What a really good question that I can’t answer! I think I can only write things dealing with public events if I take them personally. A couple of nights ago, sitting with my husband at dinner, he was saying, “It looks like we are going to go to war with Iran,” and I started to moan and scream and cry. I can’t stand it. It hasn’t happened yet, and maybe it won’t happen, but having that kind of grief inside me feels personal and not just public. So I’ve written a lot about Israel and Palestine and the grief of that, as if it’s happening to me. I’ve also written about Abu Ghraib in a poem called “Laundry” and about many other issues I take personally. 

II. Womanhood and Healing

When I was reading your works, I thought a lot about the intersection between grief and identity and how sometimes we can feel grief for who we are as people. I was wondering if you’ve ever felt grief for being a woman?

I’ve always felt fine about being a woman, which was a piece of good luck. I think most women in America and in the world are made to feel lacking, inferior, secondary, fearful, and self-hating as females. I think that’s the norm, but not for me. It gets passed down from mother to daughter to mother to daughter, but didn’t get passed down to me because my mother was so narcissistic, woundedly narcissistic and preoccupied with herself, that she didn’t even understand how girls were supposed to hate themselves. Piece of real good fortune.

I’ve also had some traumas in my life that I have been able to deal with healingly as a woman. One was way back – 1974. I was raped and I did what every raped woman, I think, does – started hating myself, believing it was my fault.
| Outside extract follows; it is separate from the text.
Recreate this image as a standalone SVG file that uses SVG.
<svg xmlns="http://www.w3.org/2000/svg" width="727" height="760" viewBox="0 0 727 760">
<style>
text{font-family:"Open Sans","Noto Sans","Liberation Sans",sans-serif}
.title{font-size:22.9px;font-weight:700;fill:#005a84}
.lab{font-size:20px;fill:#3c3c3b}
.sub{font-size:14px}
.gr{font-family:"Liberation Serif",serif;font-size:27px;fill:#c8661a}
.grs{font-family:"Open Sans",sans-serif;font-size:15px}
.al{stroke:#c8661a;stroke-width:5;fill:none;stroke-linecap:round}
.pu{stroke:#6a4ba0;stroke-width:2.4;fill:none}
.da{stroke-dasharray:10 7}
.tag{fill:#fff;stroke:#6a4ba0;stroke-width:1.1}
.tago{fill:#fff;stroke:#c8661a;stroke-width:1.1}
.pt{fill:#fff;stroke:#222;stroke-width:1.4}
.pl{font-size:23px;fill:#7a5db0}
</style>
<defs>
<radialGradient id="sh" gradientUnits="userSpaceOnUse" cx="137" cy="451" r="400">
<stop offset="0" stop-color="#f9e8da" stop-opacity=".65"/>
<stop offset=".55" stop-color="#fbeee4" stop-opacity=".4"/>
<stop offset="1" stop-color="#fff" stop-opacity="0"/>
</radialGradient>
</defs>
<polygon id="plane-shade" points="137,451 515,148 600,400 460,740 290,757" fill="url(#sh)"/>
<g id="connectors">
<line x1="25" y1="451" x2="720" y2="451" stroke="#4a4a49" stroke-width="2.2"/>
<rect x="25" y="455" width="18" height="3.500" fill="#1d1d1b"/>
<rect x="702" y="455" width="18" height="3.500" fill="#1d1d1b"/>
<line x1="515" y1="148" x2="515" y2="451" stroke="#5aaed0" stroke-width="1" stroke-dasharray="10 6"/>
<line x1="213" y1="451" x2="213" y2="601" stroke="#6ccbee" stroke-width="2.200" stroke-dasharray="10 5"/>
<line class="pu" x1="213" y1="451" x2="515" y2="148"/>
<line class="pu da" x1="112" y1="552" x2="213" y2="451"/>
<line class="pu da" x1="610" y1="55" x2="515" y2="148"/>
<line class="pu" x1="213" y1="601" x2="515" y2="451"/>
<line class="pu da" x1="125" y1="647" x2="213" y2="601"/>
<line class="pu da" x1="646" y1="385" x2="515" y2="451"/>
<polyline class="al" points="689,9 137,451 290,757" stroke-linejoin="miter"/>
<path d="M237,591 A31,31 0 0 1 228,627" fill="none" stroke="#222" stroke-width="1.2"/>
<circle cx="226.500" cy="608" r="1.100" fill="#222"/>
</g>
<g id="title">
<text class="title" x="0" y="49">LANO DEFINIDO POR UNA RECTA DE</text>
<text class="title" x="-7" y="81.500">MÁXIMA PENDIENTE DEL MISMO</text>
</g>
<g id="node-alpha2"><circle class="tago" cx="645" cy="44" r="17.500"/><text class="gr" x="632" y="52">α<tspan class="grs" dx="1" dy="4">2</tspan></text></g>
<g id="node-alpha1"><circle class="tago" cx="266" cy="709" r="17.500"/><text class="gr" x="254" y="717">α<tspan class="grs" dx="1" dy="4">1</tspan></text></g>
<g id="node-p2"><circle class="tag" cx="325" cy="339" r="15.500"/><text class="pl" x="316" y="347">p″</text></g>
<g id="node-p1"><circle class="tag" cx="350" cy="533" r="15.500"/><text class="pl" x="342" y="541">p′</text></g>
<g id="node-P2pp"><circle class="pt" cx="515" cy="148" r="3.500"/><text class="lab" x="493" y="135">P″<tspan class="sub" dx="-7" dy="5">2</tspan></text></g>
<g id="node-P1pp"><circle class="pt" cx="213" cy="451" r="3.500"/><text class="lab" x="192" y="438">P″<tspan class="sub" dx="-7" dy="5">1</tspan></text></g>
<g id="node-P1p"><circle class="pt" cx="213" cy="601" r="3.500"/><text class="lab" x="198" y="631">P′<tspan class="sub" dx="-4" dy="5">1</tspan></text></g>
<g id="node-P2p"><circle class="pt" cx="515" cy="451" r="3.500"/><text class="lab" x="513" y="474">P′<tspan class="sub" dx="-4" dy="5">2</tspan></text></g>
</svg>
I was getting overwhelmed with reasons to be disgusted with myself and to despise myself.  But because I had read about victim-blaming, I was able to take a step back and concentrate on my goals, which were: pull up by their roots those thoughts trying to spiral me down into the toilet of my psyche; notice when they were sprouting; pull those thoughts out by the roots; and get rid of them right away before they had the chance to really grow. 

My goal was to get back to what I recognized as my real self, to get back to loving my body, to get back to feeling good about sex, to get back to feeling the same about black people because it was a black guy who raped me, so that was important. And I did, and that was healing. Awhile later I wrote about it, which was more healing. And then – though fearful – I read what I wrote to my workshop group thinking maybe they wouldn’t want to be my friends anymore if they knew, but I was brave and I did it. And they were right there for me. They commented on the style and the substance just like they would have done for anything else, and that was healing. And then I found myself able to talk about having been raped in a class, and that was healing. So many stages of healing, but all were possible because at my foundation, I’m comfortable with myself as a woman.
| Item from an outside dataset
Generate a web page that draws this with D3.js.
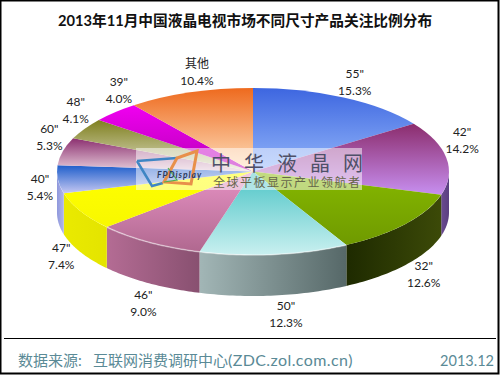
<!DOCTYPE html>
<html>
<head>
<meta charset="utf-8">
<script src="https://cdn.jsdelivr.net/npm/d3@7"></script>
<style>
  html, body { margin: 0; padding: 0; background: #fff; }
  svg { display: block; }
  text { font-family: Lato, "Noto Sans CJK SC", sans-serif; }
</style>
</head>
<body>
<svg id="chart" width="500" height="375"></svg>
<script>
"use strict";

const titleText = "2013年11月中国液晶电视市场不同尺寸产品关注比例分布";
const sizes = ['55"', '42"', '32"', '50"', '46"', '47"', '40"', '60"', '48"', '39"', "其他"];
const shares = [15.3, 14.2, 12.6, 12.3, 9.0, 7.4, 5.4, 5.3, 4.1, 4.0, 10.4];

// top face: colour at top of the slice, colour at bottom of the slice
const topColors = [
  ["#3d66e0", "#93b6fa"], ["#8b2c6c", "#c78ff0"], ["#86b800", "#6f9a00"],
  ["#4cc4c6", "#c9f0f0"], ["#e692c4", "#b0688f"], ["#ffff00", "#f8f800"],
  ["#1e5ecb", "#c6c8f2"], ["#8c3070", "#e8cfdc"], ["#7f7f1e", "#e2e2cc"],
  ["#f000f0", "#b800b8"], ["#ee6a1e", "#ffe2c0"]
];
// side wall, left to right
const sideColors = [
  ["#6a4a90", "#5a3f80"], ["#6a4a90", "#5a3f80"], ["#1e2a00", "#3c4a08"],
  ["#a2b6b6", "#566868"], ["#b46c94", "#885070"], ["#eaea00", "#e4e400"],
  ["#8f98dc", "#b0b6ea"], ["#8f98dc", "#b0b6ea"], ["#8f98dc", "#b0b6ea"],
  ["#8f98dc", "#b0b6ea"], ["#8f98dc", "#b0b6ea"]
];

const cx = 253, cy = 171.5, rx = 196, ry = 83.5, depth = 41;

const svg = d3.select("#chart");
const defs = svg.append("defs");

const slices = d3.pie().sort(null).value((d) => d)(shares);

// frame
svg.append("rect").attr("x", 0.5).attr("y", 0.5).attr("width", 498).attr("height", 373)
  .attr("fill", "#fff").attr("stroke", "#000").attr("stroke-width", 2);
svg.append("line").attr("x1", 4).attr("x2", 496).attr("y1", 338.5).attr("y2", 338.5)
  .attr("stroke", "#000").attr("stroke-width", 1.2);

svg.append("text").attr("x", 245).attr("y", 26).attr("text-anchor", "middle")
  .attr("font-size", 14.7).attr("font-weight", 700).attr("fill", "#111").text(titleText);

function gradient(id, stops, horizontal) {
  const g = defs.append("linearGradient").attr("id", id)
    .attr("x1", 0).attr("y1", 0).attr("x2", horizontal ? 1 : 0).attr("y2", horizontal ? 0 : 1);
  g.append("stop").attr("offset", "0%").attr("stop-color", stops[0]);
  g.append("stop").attr("offset", "100%").attr("stop-color", stops[1]);
}
topColors.forEach((c, i) => gradient("top" + i, c, false));
sideColors.forEach((c, i) => gradient("side" + i, c, true));

// side wall, only the front half of the ellipse is visible
const wall = d3.area()
  .x((t) => cx + rx * Math.sin(t))
  .y0((t) => cy - ry * Math.cos(t))
  .y1((t) => cy - ry * Math.cos(t) + depth);

function frontAngles(d) {
  const a = Math.max(d.startAngle, Math.PI / 2);
  const b = Math.min(d.endAngle, Math.PI * 1.5);
  return d3.range(0, 41).map((k) => a + ((b - a) * k) / 40);
}

const frontSlices = slices.filter((d) => d.endAngle > Math.PI / 2 && d.startAngle < Math.PI * 1.5);

svg.append("g").selectAll("path")
  .data(frontSlices)
  .enter()
  .append("path")
  .attr("d", (d) => wall(frontAngles(d)))
  .attr("fill", (d) => `url(#side${d.index})`);

// top face: a circle pie squashed into an ellipse
const arc = d3.arc().innerRadius(0).outerRadius(rx);
svg.append("g")
  .attr("transform", `translate(${cx},${cy}) scale(1,${ry / rx})`)
  .selectAll("path")
  .data(slices)
  .enter()
  .append("path")
  .attr("d", arc)
  .attr("fill", (d) => `url(#top${d.index})`);

// light edge on the 50" and 46" rim
const rim = d3.line()
  .x((t) => cx + rx * Math.sin(t))
  .y((t) => cy - ry * Math.cos(t));
svg.append("g").selectAll("path")
  .data(frontSlices.filter((d) => d.index === 3 || d.index === 4))
  .enter()
  .append("path")
  .attr("d", (d) => rim(frontAngles(d)))
  .attr("fill", "none")
  .attr("stroke", "#fff")
  .attr("stroke-opacity", 0.45)
  .attr("stroke-width", 1.5);

// labels sit on a bigger ellipse, nudged where the original moved them
const labelNudge = [[1, 0], [-6, -15], [1, -2], [9, 1], [6, 4], [0, -5], [4, -35], [8, -10], [10, -10], [19, -9], [14, -3]];
const labels = svg.append("g").selectAll("text")
  .data(slices)
  .enter()
  .append("text")
  .attr("text-anchor", "middle")
  .attr("font-size", 12)
  .attr("fill", "#222")
  .attr("transform", (d) => {
    const t = (d.startAngle + d.endAngle) / 2;
    const n = labelNudge[d.index];
    const drop = Math.cos(t) < 0 ? depth : 0;
    return `translate(${cx + (rx + 22) * Math.sin(t) + n[0]},${cy - (ry + 18) * Math.cos(t) + drop + n[1]})`;
  });
labels.append("tspan").attr("x", 0).attr("y", -4).text((d) => sizes[d.index]);
labels.append("tspan").attr("x", 0).attr("y", 13).text((d) => d.value.toFixed(1) + "%");

// watermark
const mark = svg.append("g");
mark.append("rect").attr("x", 136).attr("y", 148).attr("width", 226).attr("height", 42)
  .attr("fill", "#fff").attr("opacity", 0.5);
mark.append("path").attr("d", "M137 161L177 158M137 161L152 186L163 183")
  .attr("fill", "none").attr("stroke", "#3f86c4").attr("stroke-width", 2.5);
mark.append("path").attr("d", "M197 151L177 158L164 182L191 184Z")
  .attr("fill", "none").attr("stroke", "#e8904a").attr("stroke-width", 3);
mark.append("path").attr("d", "M168 168L177 180L164 182")
  .attr("fill", "none").attr("stroke", "#50b050").attr("stroke-width", 1.2);
mark.append("text").attr("x", 157).attr("y", 178).attr("font-size", 8.5).attr("font-weight", 700)
  .attr("font-style", "italic").attr("letter-spacing", 1).attr("fill", "#2c3c60").text("FPDisplay");
mark.append("text").attr("x", 211).attr("y", 171).attr("font-size", 20).attr("letter-spacing", 13)
  .attr("fill", "#4e5068").text("中华液晶网");
mark.append("text").attr("x", 213).attr("y", 187).attr("font-size", 12).attr("letter-spacing", 1.5)
  .attr("fill", "#66664a").text("全球平板显示产业领航者");

// footer
const source = svg.append("text").attr("x", 18).attr("y", 366).attr("font-size", 15).attr("fill", "#5a8a96");
source.append("tspan").text("数据来源:");
source.append("tspan").attr("x", 93).text("互联网消费调研中心");
source.append("tspan").attr("x", 228).attr("font-size", 16).attr("letter-spacing", 0.4).text("(ZDC.zol.com.cn)");
svg.append("text").attr("x", 494).attr("y", 366).attr("text-anchor", "end").attr("font-size", 14.5)
  .attr("fill", "#5a8a96").text("2013.12");
</script>
</body>
</html>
Thank you for sharing that with me. I’m so sorry that happened to you.

It happens to a lot of people. And I wish that women who have been raped, and men who have been raped, could find ways of not carrying that trauma around for the rest of their lives, which many people do.

I was curious about the healing aspect as well. Is there a difference between healing for you and the healing you’re trying to do for your audience?
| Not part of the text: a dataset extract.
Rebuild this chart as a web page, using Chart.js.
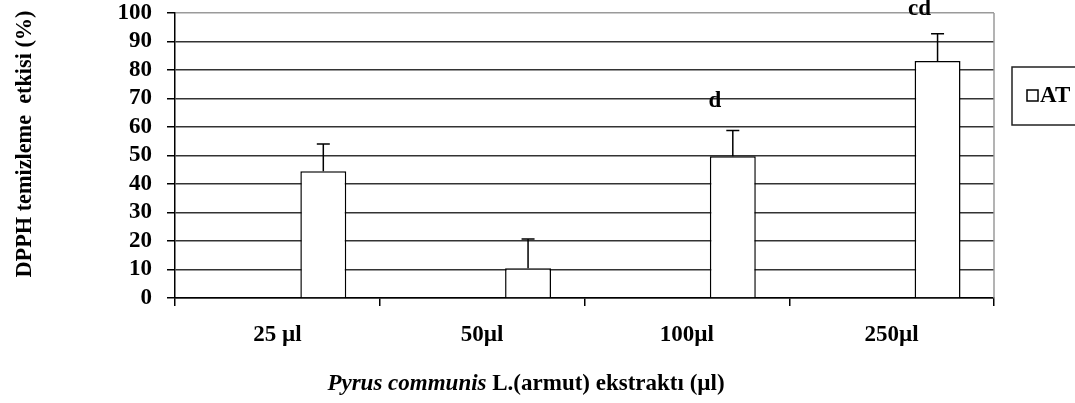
<!DOCTYPE html>
<html>
<head>
<meta charset="utf-8">
<script src="https://cdn.jsdelivr.net/npm/chart.js@4.4.1/dist/chart.umd.min.js"></script>
<style>
html,body{margin:0;padding:0;background:#fff;}
#c{display:block;}
</style>
</head>
<body>
<canvas id="c" width="1075" height="403"></canvas>
<script>
// ---- data ----
const categories = ['25 µl', '50µl', '100µl', '250µl'];
const atValues = [44.5, 10.4, 49.7, 83.2];
const atErrors = [9.5, 10.3, 9.1, 9.5];
const sigLabels = ['', '', 'd', 'cd'];
const seriesName = 'AT';
const yTitle = 'DPPH temizleme  etkisi (%)';
const xTitleItalic = 'Pyrus communis';
const xTitleRest = ' L.(armut) ekstraktı (µl)';
const yMin = 0, yMax = 100, yStep = 10;

const FAM = '"Liberation Serif", "Times New Roman", serif';
const FS = 23;

const extras = {
  id: 'extras',
  afterDraw(chart) {
    const ctx = chart.ctx;
    const ca = chart.chartArea;
    const ys = chart.scales.y;
    ctx.save();
    // right border
    ctx.strokeStyle = '#9a9a9a';
    ctx.lineWidth = 1.5;
    ctx.beginPath();
    ctx.moveTo(ca.right, ca.top);
    ctx.lineTo(ca.right, ca.bottom);
    ctx.stroke();

    // error bars + significance letters
    const meta = chart.getDatasetMeta(2);
    ctx.strokeStyle = '#000';
    ctx.fillStyle = '#000';
    ctx.lineWidth = 1.5;
    meta.data.forEach((el, i) => {
      const top = ys.getPixelForValue(atValues[i] + atErrors[i]);
      ctx.beginPath();
      ctx.moveTo(el.x, el.y);
      ctx.lineTo(el.x, top);
      ctx.moveTo(el.x - 6.5, top);
      ctx.lineTo(el.x + 6.5, top);
      ctx.stroke();
      if (sigLabels[i]) {
        ctx.font = 'bold ' + FS + 'px ' + FAM;
        ctx.textAlign = 'center';
        ctx.textBaseline = 'middle';
        ctx.fillText(sigLabels[i], el.x - 18, Math.max(top - 29, 9));
      }
    });

    // y title
    ctx.save();
    ctx.translate(31, 144);
    ctx.rotate(-Math.PI / 2);
    ctx.font = 'bold ' + FS + 'px ' + FAM;
    ctx.textAlign = 'center';
    ctx.textBaseline = 'alphabetic';
    ctx.fillText(yTitle, 0, 0, 267);
    ctx.restore();

    // x title
    ctx.textAlign = 'left';
    ctx.textBaseline = 'alphabetic';
    const fI = 'italic bold ' + FS + 'px ' + FAM;
    const fB = 'bold ' + FS + 'px ' + FAM;
    ctx.font = fI; const w1 = ctx.measureText(xTitleItalic).width;
    ctx.font = fB; const w2 = ctx.measureText(xTitleRest).width;
    const x0 = 526 - (w1 + w2) / 2;
    ctx.font = fI; ctx.fillText(xTitleItalic, x0, 390);
    ctx.font = fB; ctx.fillText(xTitleRest, x0 + w1, 390);

    // legend
    ctx.strokeStyle = '#222';
    ctx.lineWidth = 1.5;
    ctx.strokeRect(1012, 67, 80, 58);
    ctx.strokeStyle = '#000';
    ctx.fillStyle = '#fff';
    ctx.fillRect(1027, 90, 11, 11);
    ctx.strokeRect(1027, 90, 11, 11);
    ctx.fillStyle = '#000';
    ctx.font = fB;
    ctx.fillText(seriesName, 1040, 102);
    ctx.restore();
  }
};

const nulls = categories.map(() => null);

new Chart(document.getElementById('c'), {
  type: 'bar',
  data: {
    labels: categories,
    datasets: [
      { label: '', data: nulls },
      { label: '', data: nulls },
      { label: seriesName, data: atValues, backgroundColor: '#fff', borderColor: '#000', borderWidth: 1.5 }
    ]
  },
  options: {
    responsive: false,
    animation: false,
    devicePixelRatio: 1,
    layout: { padding: { top: 0, right: 81, left: 0, bottom: 0 } },
    datasets: { bar: { categoryPercentage: 0.673, barPercentage: 1 } },
    plugins: { legend: { display: false }, tooltip: { enabled: false } },
    scales: {
      x: {
        offset: true,
        grid: { offset: true, drawOnChartArea: false, color: '#000', lineWidth: 1.5, tickLength: 8 },
        border: { color: '#000', width: 1.5 },
        ticks: { font: { family: FAM, size: FS, weight: 'bold' }, color: '#000', padding: 15, maxRotation: 0, autoSkip: false },
        afterFit(s) { s.height = 105; s.paddingLeft = 0; s.paddingRight = 0; }
      },
      y: {
        min: yMin, max: yMax,
        ticks: { stepSize: yStep, font: { family: FAM, size: FS, weight: 'bold' }, color: '#000', padding: 15, autoSkip: false },
        grid: {
          color: c => (c.tick && c.tick.value === yMax ? '#9a9a9a' : '#333'),
          lineWidth: 1.5, tickLength: 8, tickColor: '#000'
        },
        border: { color: '#000', width: 1.5 },
        afterFit(s) { s.width = 175; s.paddingTop = 13; s.paddingBottom = 0; }
      }
    }
  },
  plugins: [extras]
});
</script>
</body>
</html>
I wrote a little essay on poetry and healing that was in American Poetry Review about a year ago, and I realized that that healing is different than curing in that you can’t make the loss go away; you can’t make the suffering go away – it’s there forever. But poetry of healing, it seems to me, has to acknowledge the reality of suffering. It can’t be “get well soon!” It can’t just be cheerful. It has to go into the pain, the suffering, the illness, to get through it. There is something about acknowledging a reality that is somehow healing in itself. That you name it and you contain it in that way, instead of it imprisoning you. 

III. On Defining Feminists

Do people ever try and tell you what your work is about?

Sometimes I get silly reviews. Does that happen to you? Do people tell you what your work is about?

Well, not yet! I think it’s interesting how writers, women writers in particular, can get put into boxes where they’re not allowed to write about more than one thing. Have you ever experienced that? 

Oh Yeah! When I was 20-something in graduate school we had a visiting esteemed poet, and all of us grad students getting Ph.D.s in literature were able to give him a set of our poems and have a meeting with him. My poems were very naive. I thought they were bold. They were very naive. And the visiting poet thumbed through and stopped at one where the speaker was in bed with someone and they weren’t doing anything, but a shaft of light was coming through the blinds. And he said: “You women poets are very graphic, aren’t you?” With a little, barely discernible shiver of distaste. I knew instantly that he didn’t like it that I was a woman writing at all about the body. I had never heard the phrase ‘women poets’ before, and I had kind of a split-screen experience. One half was “Oh he doesn’t like my poetry and I want to run out of the room right now and go home and put my head under the pillow.” The other half was smoke coming out of my ears: “Yes! That’s right! We women poets are graphic!” Just like that, he had defined me negatively, and I flipped it. I defined it assertively. There is something to be said for the motivation of I’ll show you, you son-of-a-something. It was a moment of revelation for me, both of what I was and what I was up against. 

Earlier today you were talking about how some people would label you as feminist – which you are – but they thought of it as something narrow and you thought of it as something broad. Could you elaborate on that for me a little bit?

I think of being feminist as being inclusive, not exclusive. I think of being feminist as whenever I’m confronted with some kind of either/or, black or white,  how I like to say “Both, and.” Give me one of this and one of that! Same as I do with the whole issue of form.  I like to think of feminism as what, hopefully, will ultimately make a better world for all of us. I don’t know which is harder to fight in a culture, whether sexism or racism is more damaging, more traumatic, more harmful, more pernicious – they both are. They’re not the same thing, but they’re both the biggest things we have to fight. Both, and.